Earlier in the 20th century, a man named John Scott bought a small holding of land on 50th and France, with a vision to create a Black enclave and secure autonomy for his family. He named the area "Evelyn's Addition," after his daughter.

"You can say 'oh that's very sweet and sentimental,' but it also feels like this profound act of resistance," Delegard said. "Black women are certainly disenfranchised in so many ways. So the idea that he would name this place this, this large parcel of land for his daughter . . .  just seems very, very profound to me."

But Scott struggled to hold on to the land, eventually selling parts of it to the Minneapolis School Board, and to a woman named Mary Hummel. When Hummel sold that land, she added a covenant into the deed, making sure that a property which was once owned by a Black family became inaccessible to them in the future.

Also in the surrounding area at the time, the Thorpe Brothers, a Twin Cities developer pair, bought 300 acres of land and proceeded to make it one of the most racially restricted developments in the country, now known as the Edina Country Club area. Scott died in 1931, and his family lost the six lots of remaining land, and what was once an oasis was surrounded by some of the most racially constricted landscapes in the city.

For a time, covenants also restricted Jewish people from purchasing land, but a man named Emmanuel Cohen pressured local legislators to pass a bill that banned religious discrimination in covenants. That bill passed in 1919.

Covenants cover St. Paul in patterns that echo Minneapolis: areas built between 1910 and 1940 like Como Park and Highland Park are engulfed, while the city's wealthiest areas like Kenwood and Summit Avenue often don't see covenants because developers saw no need to include them.

But generally, St. Paul is a smaller city and was founded much earlier than Minneapolis, meaning that there are less covenants on that side of the river. Mapping Prejudice is working to release more complete data about covenants in Ramsey County.

A Lasting Legacy

Covenants irreparably divided the cities. In 2016, the Met Countil said white households' homeownership rate is triple that of Black households in the metro area. That impacts accessibility to jobs, transportation, air quality, and entry to schools.

"I always tell folks that, you know, history endures. And I feel like there is a history of urban disinvestment, and devaluation of particular populations left behind in some urban, central cities that are hugely important to understand," said Dr. Brittany Lewis, a Senior Research Associate at the Center for Urban and Regional Affairs at the University of Minnesota.

As Minneapolis and surrounding areas started to develop, covenants concentrated in the areas near parks and lakes, pushing Black Minnesotans into smaller and smaller communities as space expanded for white people in the outer areas of the city.

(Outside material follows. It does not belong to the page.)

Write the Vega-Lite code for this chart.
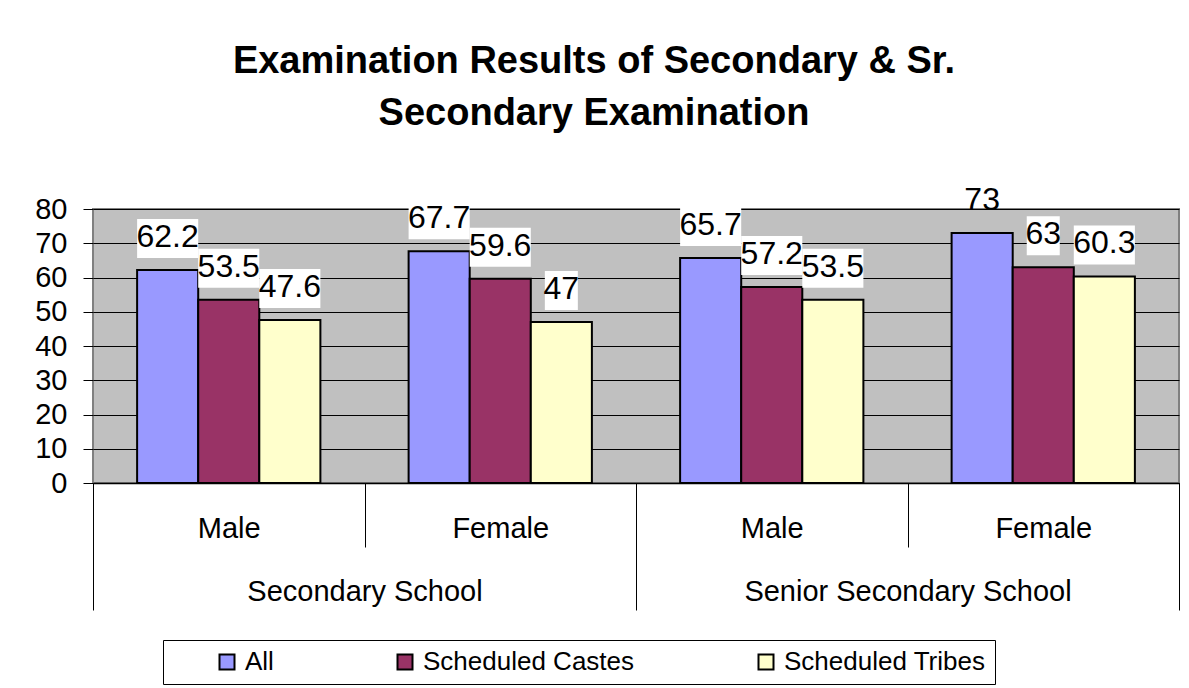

"Once gentrifications is a market process, it was always going to happen," Lewis said, arguing that disinvestment is strategic, and racial covenants are one of the ways in which white supremacy has shaped Minneapolis.

"At the heart of it, it's economic right, how we value different people's work and expertise," she said.

Making Amends

There is work being done however, to help homeowners disavow covenants.

The Just Deeds Project has partnered with 14 cities across the metro and has discharged over 100 of them.

"And it was very important," Diversity, Equity and Inclusion Manager of Golden Valley Kiarra Zackery said, "to not remove language because you erase history, and you lose that context. So when we say 'disavow the covenant' what we're talking about is really adding another piece of paper to the file that is your property deed to say 'I as a property owner, I do not agree with this practice."

So far, some of the biggest gains have come from community members, Zackery said.

"They always are asking us what's next," Zackery said. "You could say step one is learning. Step two is disavowing the covenant and step three is choose your own adventure. And community has been doing a lot of choosing their own adventure."